There’s so much I could say already, from the beautiful views, to the hospitality of so many people, to the daily grind with miles, to my top ten steps for blister care. But in this first post since starting the run, I’m going to talk about two things.

The first is about what happens after the start of a journey. There was a lot of excitement in the months and weeks leading up to this run, and the first couple steps out of the cold Pacific Ocean were filled with adrenaline and anticipation. And I think the excitement and anticipation wasn’t so much about starting the run as it was about finishing. When I daydreamed about this journey, probably half of my thoughts turned to running through New York and seeing Coney Island come into view with some friends cheering me on and/or running with me. Even though the estimated end date of August 18th was eight months away, it seemed so close. Now after six days of running, it seems so far. 

And that’s because we’re no longer in the beginning of this journey, which prompts vivid thoughts of the end, but we’re now in the middle. And the middle of a journey, while it still looks forward to the finish, can bring feelings of dread and discouragement. I’ve only gone 250 miles, and I feel this sore. How am I going to make it 2,700 more?

The solution? Small victories. Breaking things down into smaller checkpoints what will carry me through until August. Sure, we’ve barely made a dent into the United States, but I’m more than halfway across the state of Washington. Just make it to Idaho, and you’ll be fine. Sure, it’s mile 20 and I’m already tired but have at least 20 more miles to go for the day, but I’ve got breaks coming up. Just make it 5, then 3, then 3, then 2 miles. Then after a long break there are only 7 more for the day. 

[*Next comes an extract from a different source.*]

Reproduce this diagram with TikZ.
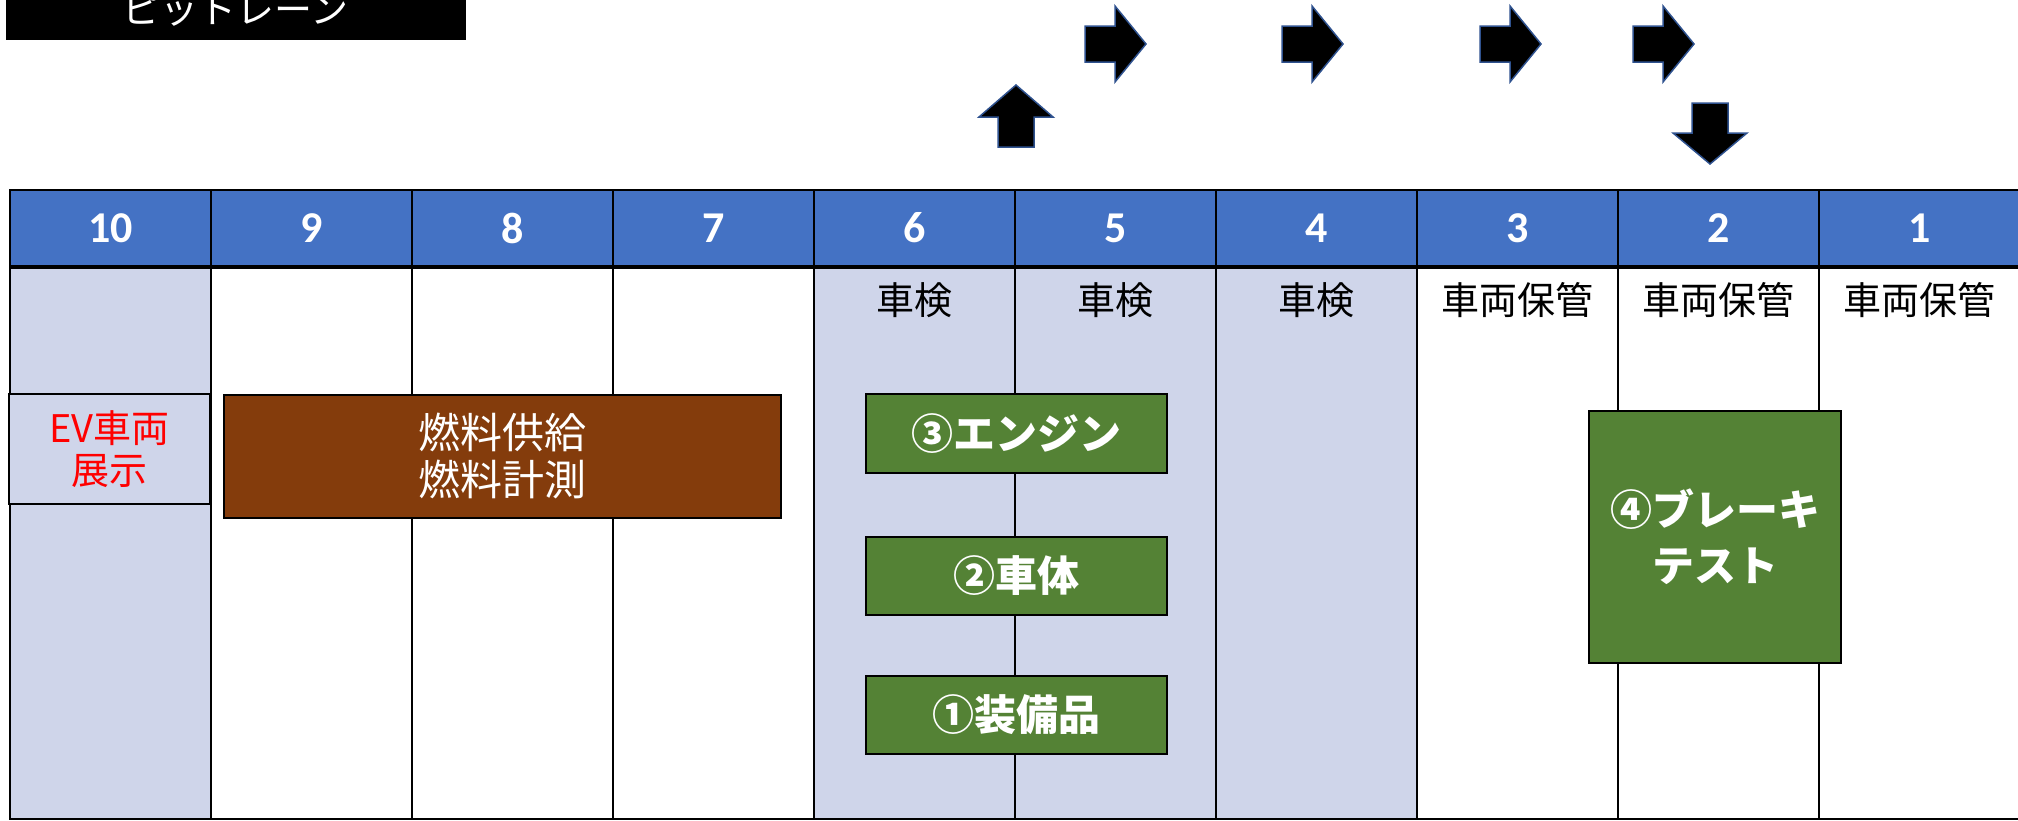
\documentclass[tikz,border=0pt]{standalone}
\usepackage{fontspec}
\setmainfont{Noto Sans CJK JP}
\newfontfamily\numfont{Carlito}
\usepackage{tikz}

\definecolor{headblue}{HTML}{4472C4}
\definecolor{lavender}{HTML}{CFD5EA}
\definecolor{rust}{HTML}{843C0C}
\definecolor{leaf}{HTML}{548235}
\definecolor{arrowline}{HTML}{2F528F}

\begin{document}
\begin{tikzpicture}[x=1pt, y=-1pt,
    headcell/.style={rectangle, draw, line width=2pt, fill=headblue, text=white, minimum width=201pt, minimum height=76pt, inner sep=0pt, font=\numfont\bfseries\fontsize{44}{50}\selectfont},
    bodycell/.style={rectangle, draw, line width=2pt, minimum width=201pt, minimum height=553pt, inner sep=0pt},
    celllabel/.style={font=\fontsize{38}{44}\selectfont},
    taskbox/.style={rectangle, draw, line width=2pt, fill=leaf, text=white, align=center, inner sep=0pt, font=\bfseries\fontsize{42}{56}\selectfont},
    blockarrow/.style={fill=black, draw=arrowline, line width=1.5pt, line join=miter}]
        \clip (0,0) rectangle (2018,820);
        \useasboundingbox (0,0) rectangle (2018,820);
        % Title
        \node[rectangle, draw, fill=black, text=white, minimum width=459pt, minimum height=58pt, font=\fontsize{38}{44}\selectfont] (pit) at (235.5,10) {ピットレーン};
        % Body columns
        \node[bodycell, fill=lavender] (b10) at (110.5,542.5) {};
        \node[bodycell] (b9) at (311.5,542.5) {};
        \node[bodycell] (b8) at (512.5,542.5) {};
        \node[bodycell] (b7) at (713.5,542.5) {};
        \node[bodycell, fill=lavender] (b6) at (914.5,542.5) {};
        \node[bodycell, fill=lavender] (b5) at (1115.5,542.5) {};
        \node[bodycell, fill=lavender] (b4) at (1316.5,542.5) {};
        \node[bodycell] (b3) at (1517.5,542.5) {};
        \node[bodycell] (b2) at (1718.5,542.5) {};
        \node[bodycell] (b1) at (1919.5,542.5) {};
        % Header row
        \node[headcell] (h10) at (110.5,228) {10};
        \node[headcell] (h9) at (311.5,228) {9};
        \node[headcell] (h8) at (512.5,228) {8};
        \node[headcell] (h7) at (713.5,228) {7};
        \node[headcell] (h6) at (914.5,228) {6};
        \node[headcell] (h5) at (1115.5,228) {5};
        \node[headcell] (h4) at (1316.5,228) {4};
        \node[headcell] (h3) at (1517.5,228) {3};
        \node[headcell] (h2) at (1718.5,228) {2};
        \node[headcell] (h1) at (1919.5,228) {1};
        \draw[line width=3pt] (h10.south west) -- (h1.south east);
        % Column labels
        \node[celllabel] (l6) at (914.5,300) {車検};
        \node[celllabel] (l5) at (1115.5,300) {車検};
        \node[celllabel] (l4) at (1316.5,300) {車検};
        \node[celllabel] (l3) at (1517.5,300) {車両保管};
        \node[celllabel] (l2) at (1718.5,300) {車両保管};
        \node[celllabel] (l1) at (1919.5,300) {車両保管};
        % Tasks
        \node[rectangle, draw, line width=2pt, fill=lavender, text=red, align=center, minimum width=201pt, minimum height=110pt, inner sep=0pt, font=\fontsize{38}{42}\selectfont] (ev) at (109.5,449) {EV車両\\展示};
        \node[rectangle, draw, line width=2pt, fill=rust, text=white, align=center, minimum width=557pt, minimum height=123pt, inner sep=0pt, font=\fontsize{42}{47}\selectfont] (fuel) at (502.5,456) {燃料供給\\燃料計測};
        \node[taskbox, minimum width=301pt, minimum height=79pt] (engine) at (1016.5,433.5) {③エンジン};
        \node[taskbox, minimum width=301pt, minimum height=78pt] (body) at (1016.5,576) {②車体};
        \node[taskbox, minimum width=301pt, minimum height=78pt] (equip) at (1016.5,715) {①装備品};
        \node[taskbox, minimum width=252pt, minimum height=252pt] (brake) at (1715,537) {④ブレーキ\\テスト};
        % Flow arrows
        \draw[blockarrow] (998,147) -- (998,117) -- (979,117) -- (1016,85) -- (1053,117) -- (1034,117) -- (1034,147) -- cycle;
        \draw[blockarrow] (1085,26) -- ++(30,0) -- ++(0,-20) -- ++(31,38) -- ++(-31,38) -- ++(0,-20) -- ++(-30,0) -- cycle;
        \draw[blockarrow] (1282,26) -- ++(30,0) -- ++(0,-20) -- ++(31,38) -- ++(-31,38) -- ++(0,-20) -- ++(-30,0) -- cycle;
        \draw[blockarrow] (1480,26) -- ++(30,0) -- ++(0,-20) -- ++(31,38) -- ++(-31,38) -- ++(0,-20) -- ++(-30,0) -- cycle;
        \draw[blockarrow] (1633,26) -- ++(30,0) -- ++(0,-20) -- ++(31,38) -- ++(-31,38) -- ++(0,-20) -- ++(-30,0) -- cycle;
        \draw[blockarrow] (1692,103) -- (1728,103) -- (1728,133) -- (1747,133) -- (1710,164) -- (1673,133) -- (1692,133) -- cycle;
    \end{tikzpicture}
\end{document}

The second thing I will mention briefly is a particular setback that happened on day 1, and it’s something I’ve wrestled with ever since. If you have been following the “Where’s Kyle” page on my website, you may have noticed that there were two runs posted on the morning of June 6. The day before, we were taking our afternoon break in a gentleman’s driveway and were chatting with him about the run. Right away he asked, “Well, why are you going this way? This road isn’t navigable with a trailer, especially if you don’t know where you’re going. Your best bet is going back to the Willapa Trail.” About 20 minutes later a neighbor stopped by. His input was, “Nah, you’ll be fine. Just watch out for the bears and cougars.” Our anticipated ending point would have been in the middle of the woods without any phone service. Ultimately we decided to backtrack and pick up the Willapa Trail. But the question became: where do we start from? We had gone about ten miles down this road we were no longer taking, so do we drive ahead ten miles and start from there, so as not to waste essentially 20 miles on the first day? Or is that cheating?

In the moment we decided that it wasn’t cheating and drove ahead and finished our day. But this decision weighed on me all afternoon and evening. My thought process was, It’s not about the miles; it’s about crossing the United States on foot. If the routes aren’t connected, then what’s the point? I could run 3,000 miles on a treadmill and say I ran across the United States. Besides, we probably should have just stuck with our original route. 

The next morning, after receiving advice saying that it’s not worth questioning your integrity, especially on day 1, I told my parents I wanted to go back and connect the runs. We did, and looking it turned out to only be five miles of trail that needed to be connected. Even though I knew it was the right decision, while I was running I kept thinking, These miles count for nothing. You’re wasting your legs. In essence, we have about 12 “wasted” miles. And it was a difficult second day making only 41 miles of progress but technically logging 46. But looking back, what’s 12 miles in the grand scheme of things? If I end up finishing this run, I don’t want to question its legitimacy over a couple of miles. 

So we’re back on track, dusting ourselves off and continuing to press forward, navigating the obstacles and taking things one step at a time. And that’s all we can do. 

One comment

  1. Jason Mahlum says:

    Way to go Kyle! Keep up the positive attitude. THe kids want to say hi to Mrs. Lang…I want to say hi to Mr. Lang 🙂
    We will enjoy checking in on you this summer. Awesome Job!